>>>>>

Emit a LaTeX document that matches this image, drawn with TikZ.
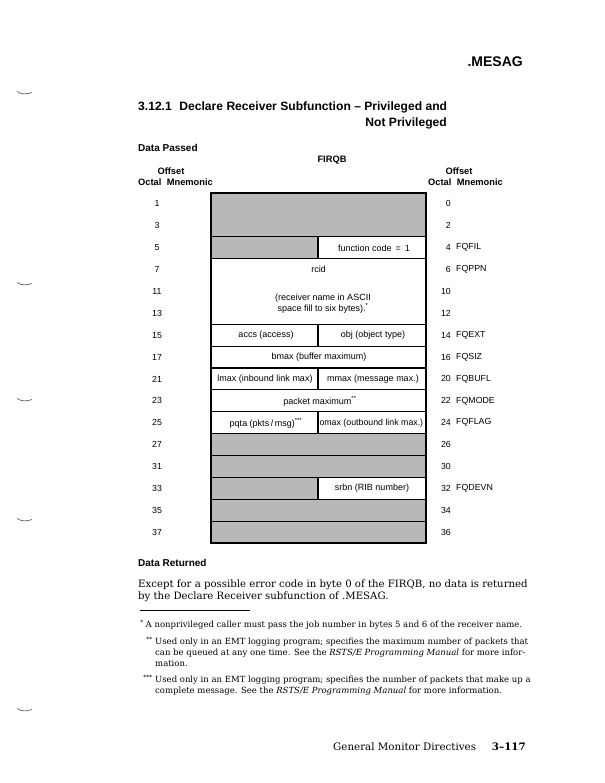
\documentclass[tikz,border=0pt]{standalone}
\usepackage{fontspec}
\setmainfont{DejaVu Serif}
\newfontfamily\hel{Liberation Sans}
\newfontfamily\bodyserif{DejaVu Serif}
\begin{document}
\begin{tikzpicture}[x=1pt,y=-1pt,
  cellt/.style={font=\hel\fontsize{9}{10.5}\selectfont, inner sep=0pt},
  numt/.style={font=\hel\fontsize{8.8}{10.5}\selectfont, inner sep=0pt},
  hdr/.style={font=\hel\bfseries\fontsize{9.3}{11}\selectfont, inner sep=0pt},
  sect/.style={font=\hel\bfseries\fontsize{10}{12}\selectfont, inner sep=0pt, anchor=west},
  bodyt/.style={font=\bodyserif\fontsize{10.15}{12}\selectfont, inner sep=0pt, anchor=base west},
  foott/.style={font=\bodyserif\fontsize{8.5}{11}\selectfont, inner sep=0pt, anchor=base west},
  shade/.style={fill=black!28},
  boxline/.style={draw=black, line width=1.1pt},
  marginmark/.style={draw=black!70, line width=0.6pt}
]
\useasboundingbox (0,0) rectangle (604,783);
\fill[white] (0,0) rectangle (604,783);

% margin marks
\foreach \yy in {93,284,400,520,710}{
  \draw[marginmark] (17,\yy-1.5) .. controls (21,\yy+1.5) and (27,\yy+1.5) .. (32,\yy-0.5);
}

% headings
\node[font=\hel\bfseries\fontsize{14}{16}\selectfont, inner sep=0pt, anchor=east] (mesag) at (523,62) {.MESAG};
\node[font=\hel\bfseries\fontsize{12.1}{14}\selectfont, inner sep=0pt, anchor=west] (title1) at (138,107) {3.12.1\hspace{0.35em} Declare Receiver Subfunction – Privileged and};
\node[font=\hel\bfseries\fontsize{12.1}{14}\selectfont, inner sep=0pt, anchor=east] (title2) at (447,123) {Not Privileged};

\node[sect] (dpassed) at (138,148) {Data Passed};
\node[hdr] (firqb) at (332,160) {FIRQB};
\node[hdr] (offl) at (171,171) {Offset};
\node[hdr, anchor=west] (octl) at (138,182) {Octal\hspace{0.3em} Mnemonic};
\node[hdr] (offr) at (459,171) {Offset};
\node[hdr, anchor=west] (octr) at (428,182) {Octal\hspace{0.3em} Mnemonic};

% table geometry
\def\L{211}\def\M{318}\def\R{426}
\def\rh{21.875}
% shaded regions
\fill[shade] (\L,193) rectangle (\R,236.75);
\fill[shade] (\L,236.75) rectangle (\M,258.6);
\fill[shade] (\L,433.6) rectangle (\R,477.4);
\fill[shade] (\L,477.4) rectangle (\M,499.25);
\fill[shade] (\L,499.25) rectangle (\R,543);

% outline and dividers
\draw[boxline] (\L,193) rectangle (\R,543);
\foreach \yy in {236.75,258.6,324.25,346.1,368,389.9,411.75,433.6,455.5,477.4,499.25,521.1}{
  \draw[boxline] (\L,\yy) -- (\R,\yy);
}
\draw[boxline] (\M,236.75) -- (\M,258.6);
\draw[boxline] (\M,324.25) -- (\M,346.1);
\draw[boxline] (\M,368) -- (\M,389.9);
\draw[boxline] (\M,411.75) -- (\M,433.6);
\draw[boxline] (\M,477.4) -- (\M,499.25);

% cell texts
\node[cellt] (fcode) at (374,248) {function code \,=\, 1};
\node[cellt] (rcid) at (318.5,269.5) {rcid};
\node[cellt, align=center] (rname) at (323,303.5) {(receiver name in ASCII\\space fill to six bytes).\textsuperscript{*}};
\node[cellt] (accs) at (266,335.5) {accs (access)};
\node[cellt] (obj) at (373,335.5) {obj (object type)};
\node[cellt] (bmax) at (319,357) {bmax (buffer maximum)};
\node[cellt] (lmax) at (265,379) {lmax (inbound link max)};
\node[cellt] (mmax) at (373,379) {mmax (message max.)};
\node[cellt] (pmax) at (320,401) {packet maximum\textsuperscript{**}};
\node[cellt] (pqta) at (266,423) {pqta (pkts\,/\,msg)\textsuperscript{***}};
\node[cellt, anchor=west, font=\hel\fontsize{8.8}{10.5}\selectfont] (omax) at (319.3,423) {omax (outbound link max.)};
\node[cellt] (srbn) at (372,488.5) {srbn (RIB number)};

% left offsets
\foreach \n [count=\k from 0] in {1,3,5,7,11,13,15,17,21,23,25,27,31,33,35,37}{
  \node[numt] (lo\n) at (157,{193+\rh*(\k+0.5)}) {\n};
}
% right offsets
\foreach \n [count=\k from 0] in {0,2,4,6,10,12,14,16,20,22,24,26,30,32,34,36}{
  \node[numt, anchor=east] (ro\n) at (451,{193+\rh*(\k+0.5)}) {\n};
}
% mnemonics
\node[numt, anchor=west] (mfil) at (456,{193+\rh*2.5}) {FQFIL};
\node[numt, anchor=west] (mppn) at (456,{193+\rh*3.5}) {FQPPN};
\node[numt, anchor=west] (mext) at (456,{193+\rh*6.5}) {FQEXT};
\node[numt, anchor=west] (msiz) at (456,{193+\rh*7.5}) {FQSIZ};
\node[numt, anchor=west] (mbufl) at (456,{193+\rh*8.5}) {FQBUFL};
\node[numt, anchor=west] (mmode) at (456,{193+\rh*9.5}) {FQMODE};
\node[numt, anchor=west] (mflag) at (456,{193+\rh*10.5}) {FQFLAG};
\node[numt, anchor=west] (mdevn) at (456,{193+\rh*13.5}) {FQDEVN};

% data returned
\node[sect] (dret) at (138,563) {Data Returned};
\node[bodyt] (p1) at (138,587) {Except for a possible error code in byte 0 of the FIRQB, no data is returned};
\node[bodyt] (p2) at (138,599) {by the Declare Receiver subfunction of .MESAG.};

% footnote rule
\draw[line width=0.8pt] (140,610) -- (250,610);

% footnotes
\node[foott, anchor=base east] (s1) at (144,627) {\textsuperscript{*}};
\node[foott] (f1) at (145.5,627) {A nonprivileged caller must pass the job number in bytes 5 and 6 of the receiver name.};
\node[foott, anchor=base east] (s2) at (153,644.5) {\textsuperscript{**}};
\node[foott] (f2a) at (155,644.5) {Used only in an EMT logging program; specifies the maximum number of packets that};
\node[foott] (f2b) at (155,655.5) {can be queued at any one time. See the \textit{RSTS/E Programming Manual} for more infor-};
\node[foott] (f2c) at (155,666.5) {mation.};
\node[foott, anchor=base east] (s3) at (153,682) {\textsuperscript{***}};
\node[foott] (f3a) at (155,682) {Used only in an EMT logging program; specifies the number of packets that make up a};
\node[foott] (f3b) at (155,693) {complete message. See the \textit{RSTS/E Programming Manual} for more information.};

% page footer
\node[font=\bodyserif\fontsize{10.3}{12}\selectfont, inner sep=0pt, anchor=base west] (pfoot) at (333,750) {General Monitor Directives};
\node[font=\bodyserif\bfseries\fontsize{10.3}{12}\selectfont, inner sep=0pt, anchor=base east] (pnum) at (526,750) {3–117};
\end{tikzpicture}
\end{document}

<<<<<

* _TASK GOAL_: Make an exact copy of the data, leaving its pictures out.

* _WORKED SOLUTION_:
Emit a LaTeX document that matches this image, drawn with TikZ.
\documentclass[tikz,border=0pt]{standalone}
\usepackage{fontspec}
\setmainfont{DejaVu Serif}
\newfontfamily\hel{Liberation Sans}
\newfontfamily\bodyserif{DejaVu Serif}
\begin{document}
\begin{tikzpicture}[x=1pt,y=-1pt,
  cellt/.style={font=\hel\fontsize{9}{10.5}\selectfont, inner sep=0pt},
  numt/.style={font=\hel\fontsize{8.8}{10.5}\selectfont, inner sep=0pt},
  hdr/.style={font=\hel\bfseries\fontsize{9.3}{11}\selectfont, inner sep=0pt},
  sect/.style={font=\hel\bfseries\fontsize{10}{12}\selectfont, inner sep=0pt, anchor=west},
  bodyt/.style={font=\bodyserif\fontsize{10.15}{12}\selectfont, inner sep=0pt, anchor=base west},
  foott/.style={font=\bodyserif\fontsize{8.5}{11}\selectfont, inner sep=0pt, anchor=base west},
  shade/.style={fill=black!28},
  boxline/.style={draw=black, line width=1.1pt},
  marginmark/.style={draw=black!70, line width=0.6pt}
]
\useasboundingbox (0,0) rectangle (604,783);
\fill[white] (0,0) rectangle (604,783);

% margin marks
\foreach \yy in {93,284,400,520,710}{
  \draw[marginmark] (17,\yy-1.5) .. controls (21,\yy+1.5) and (27,\yy+1.5) .. (32,\yy-0.5);
}

% headings
\node[font=\hel\bfseries\fontsize{14}{16}\selectfont, inner sep=0pt, anchor=east] (mesag) at (523,62) {.MESAG};
\node[font=\hel\bfseries\fontsize{12.1}{14}\selectfont, inner sep=0pt, anchor=west] (title1) at (138,107) {3.12.1\hspace{0.35em} Declare Receiver Subfunction – Privileged and};
\node[font=\hel\bfseries\fontsize{12.1}{14}\selectfont, inner sep=0pt, anchor=east] (title2) at (447,123) {Not Privileged};

\node[sect] (dpassed) at (138,148) {Data Passed};
\node[hdr] (firqb) at (332,160) {FIRQB};
\node[hdr] (offl) at (171,171) {Offset};
\node[hdr, anchor=west] (octl) at (138,182) {Octal\hspace{0.3em} Mnemonic};
\node[hdr] (offr) at (459,171) {Offset};
\node[hdr, anchor=west] (octr) at (428,182) {Octal\hspace{0.3em} Mnemonic};

% table geometry
\def\L{211}\def\M{318}\def\R{426}
\def\rh{21.875}
% shaded regions
\fill[shade] (\L,193) rectangle (\R,236.75);
\fill[shade] (\L,236.75) rectangle (\M,258.6);
\fill[shade] (\L,433.6) rectangle (\R,477.4);
\fill[shade] (\L,477.4) rectangle (\M,499.25);
\fill[shade] (\L,499.25) rectangle (\R,543);

% outline and dividers
\draw[boxline] (\L,193) rectangle (\R,543);
\foreach \yy in {236.75,258.6,324.25,346.1,368,389.9,411.75,433.6,455.5,477.4,499.25,521.1}{
  \draw[boxline] (\L,\yy) -- (\R,\yy);
}
\draw[boxline] (\M,236.75) -- (\M,258.6);
\draw[boxline] (\M,324.25) -- (\M,346.1);
\draw[boxline] (\M,368) -- (\M,389.9);
\draw[boxline] (\M,411.75) -- (\M,433.6);
\draw[boxline] (\M,477.4) -- (\M,499.25);

% cell texts
\node[cellt] (fcode) at (374,248) {function code \,=\, 1};
\node[cellt] (rcid) at (318.5,269.5) {rcid};
\node[cellt, align=center] (rname) at (323,303.5) {(receiver name in ASCII\\space fill to six bytes).\textsuperscript{*}};
\node[cellt] (accs) at (266,335.5) {accs (access)};
\node[cellt] (obj) at (373,335.5) {obj (object type)};
\node[cellt] (bmax) at (319,357) {bmax (buffer maximum)};
\node[cellt] (lmax) at (265,379) {lmax (inbound link max)};
\node[cellt] (mmax) at (373,379) {mmax (message max.)};
\node[cellt] (pmax) at (320,401) {packet maximum\textsuperscript{**}};
\node[cellt] (pqta) at (266,423) {pqta (pkts\,/\,msg)\textsuperscript{***}};
\node[cellt, anchor=west, font=\hel\fontsize{8.8}{10.5}\selectfont] (omax) at (319.3,423) {omax (outbound link max.)};
\node[cellt] (srbn) at (372,488.5) {srbn (RIB number)};

% left offsets
\foreach \n [count=\k from 0] in {1,3,5,7,11,13,15,17,21,23,25,27,31,33,35,37}{
  \node[numt] (lo\n) at (157,{193+\rh*(\k+0.5)}) {\n};
}
% right offsets
\foreach \n [count=\k from 0] in {0,2,4,6,10,12,14,16,20,22,24,26,30,32,34,36}{
  \node[numt, anchor=east] (ro\n) at (451,{193+\rh*(\k+0.5)}) {\n};
}
% mnemonics
\node[numt, anchor=west] (mfil) at (456,{193+\rh*2.5}) {FQFIL};
\node[numt, anchor=west] (mppn) at (456,{193+\rh*3.5}) {FQPPN};
\node[numt, anchor=west] (mext) at (456,{193+\rh*6.5}) {FQEXT};
\node[numt, anchor=west] (msiz) at (456,{193+\rh*7.5}) {FQSIZ};
\node[numt, anchor=west] (mbufl) at (456,{193+\rh*8.5}) {FQBUFL};
\node[numt, anchor=west] (mmode) at (456,{193+\rh*9.5}) {FQMODE};
\node[numt, anchor=west] (mflag) at (456,{193+\rh*10.5}) {FQFLAG};
\node[numt, anchor=west] (mdevn) at (456,{193+\rh*13.5}) {FQDEVN};

% data returned
\node[sect] (dret) at (138,563) {Data Returned};
\node[bodyt] (p1) at (138,587) {Except for a possible error code in byte 0 of the FIRQB, no data is returned};
\node[bodyt] (p2) at (138,599) {by the Declare Receiver subfunction of .MESAG.};

% footnote rule
\draw[line width=0.8pt] (140,610) -- (250,610);

% footnotes
\node[foott, anchor=base east] (s1) at (144,627) {\textsuperscript{*}};
\node[foott] (f1) at (145.5,627) {A nonprivileged caller must pass the job number in bytes 5 and 6 of the receiver name.};
\node[foott, anchor=base east] (s2) at (153,644.5) {\textsuperscript{**}};
\node[foott] (f2a) at (155,644.5) {Used only in an EMT logging program; specifies the maximum number of packets that};
\node[foott] (f2b) at (155,655.5) {can be queued at any one time. See the \textit{RSTS/E Programming Manual} for more infor-};
\node[foott] (f2c) at (155,666.5) {mation.};
\node[foott, anchor=base east] (s3) at (153,682) {\textsuperscript{***}};
\node[foott] (f3a) at (155,682) {Used only in an EMT logging program; specifies the number of packets that make up a};
\node[foott] (f3b) at (155,693) {complete message. See the \textit{RSTS/E Programming Manual} for more information.};

% page footer
\node[font=\bodyserif\fontsize{10.3}{12}\selectfont, inner sep=0pt, anchor=base west] (pfoot) at (333,750) {General Monitor Directives};
\node[font=\bodyserif\bfseries\fontsize{10.3}{12}\selectfont, inner sep=0pt, anchor=base east] (pnum) at (526,750) {3–117};
\end{tikzpicture}
\end{document}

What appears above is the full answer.